The fight goes on for wrongly-accused Farncombe sub-postmaster
As it is revealed that hundreds of victims of the Post Office IT scandal will be excluded from a new compensation scheme, the Post Office is also facing a potential legal challenge from a local man.
Over 15 years, postmasters were sacked, bankrupted or wrongfully convicted after bosses pursued them for money 'missing' from their accounts.
But it later emerged that shortfalls at local branches, some running to more than £100,000, were likely to be the result of flaws in the Horizon computer system.
However, the new scheme set up to compensate those wrongly accused excludes Post Office workers in shops, and 555 postmasters who won a High Court fight last year.
The Post Office, which is wholly owned by the Government, says the postmasters in the High Court case are not eligible, as they won a settlement of £58million.
However, most of this went to legal funders and lawyers' fees.
Post Office workers in shops are also not eligible as their contract of employment was with companies such as McColl's, WH Smith and the Co-op, not the central Post Office company.
Almost 2,200 victims have entered claims for compensation from the Historical Shortfall Scheme, which closed to applicants last month.
Crowdfunding campaign.
Former Farncombe sub-postmaster Chirag Sidphura, 37, is running a crowdfunding campaign to challenge the process set up to compensate sub-postmasters affected by the scandal. Mr Sidphura, who is known as Sid, lost £57,000 after he was accused of false accounting by Post Office bosses. He didn't take part in the High Court action, so today's news does not apply to him. For Mr Sidphura, the fight goes on. "It left me broke. It is time for the Post Office to make good all the harm it has done," he said. He says he wants a judicial review into the process the Post Office is planning to use to compensate former sub-postmasters caught up in the scandal. "The process is fundamentally flawed and seeks to further the mistreatment of us. If I win this case it will affect all of us cheated by the Post Office," he said. "From January 2013 to February 2018, I worked as a sub-postmaster for the PO at Sid's News, running the branch at Farncombe. The Post Office sacked me after it claimed to have identified a shortfall in the branch account of over £57,000 through its Horizon accounting software. The Post Office had, itself, secretly determined before this that Horizon was "not fit for purpose". "The Post Office is owned and controlled by the Government. It proudly announces that it is 'backed by Government funding' and it spent £120 million of that funding on fighting the court case against it. Post Office criticised."The Post Office has been heavily criticised in Parliament, with calls for it to properly compensate those that have suffered at its hands. That suffering has included criminal convictions and bankruptcies at the hands of the Post Office.

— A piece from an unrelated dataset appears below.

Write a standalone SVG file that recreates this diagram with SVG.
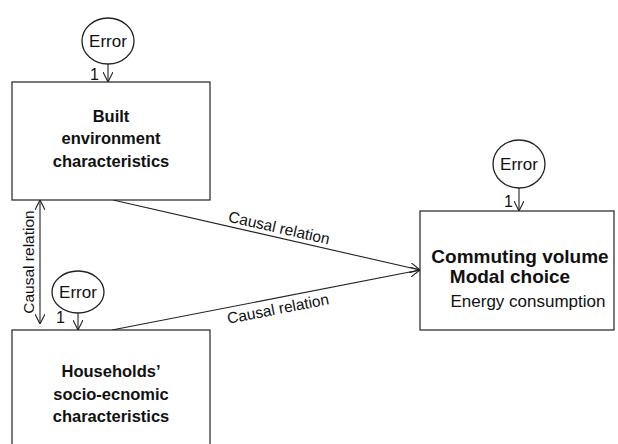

"One MP said that the Post Office executives used 'grotesque predatory capitalism' throughout the Horizon IT scandal.
"The compensation scheme for postmasters is being administered through a system established by the Post Office. The lawyers in control of it are the very lawyers who last year were protesting the Post Office's innocence. The system is flawed and must be changed.
"The Post Office has been forced to admit that they were wrong to accuse hundreds of postmasters and yet still justice has not been done.
"Through this judicial review I am seeking to do that and secure a fair, transparent and public system for sub-postmasters. The Post Office described the scandal to the Court as "an existential threat" to its business. It is seeking to bury this process as deeply as possible with a view to paying as little as possible to those victims like me.
"The Post Office actions left me broke and I do not have the funds to meet what the Post Office will throw at me. They spent over £120 million of public money on losing the court battle."
He described the potential legal case as "a truly David and Goliath battle".
Appeal Court hearing.
In light of the High Court's findings, the Criminal Cases Review Commission has referred 47 unsafe Horizon-based convictions to the Court of Appeal.The Commission says it is confident the convictions will be overturned because of what it calls the Post Office's "abuse of process".
The new scheme runs parallel to postmasters' attempts to overturn their convictions. In June, the cases of 47 found guilty of false accounting, theft or fraud were sent to the Court of Appeal, while the Post Office is reviewing 960 convictions.
Following the mediation process, which ended last December, Post Office Chairman Tim Parker said: "We accept that, in the past, we got things wrong in our dealings with a number of postmasters and we look forward to moving ahead now, with our new CEO currently leading a major overhaul of our engagement and relationship with postmasters."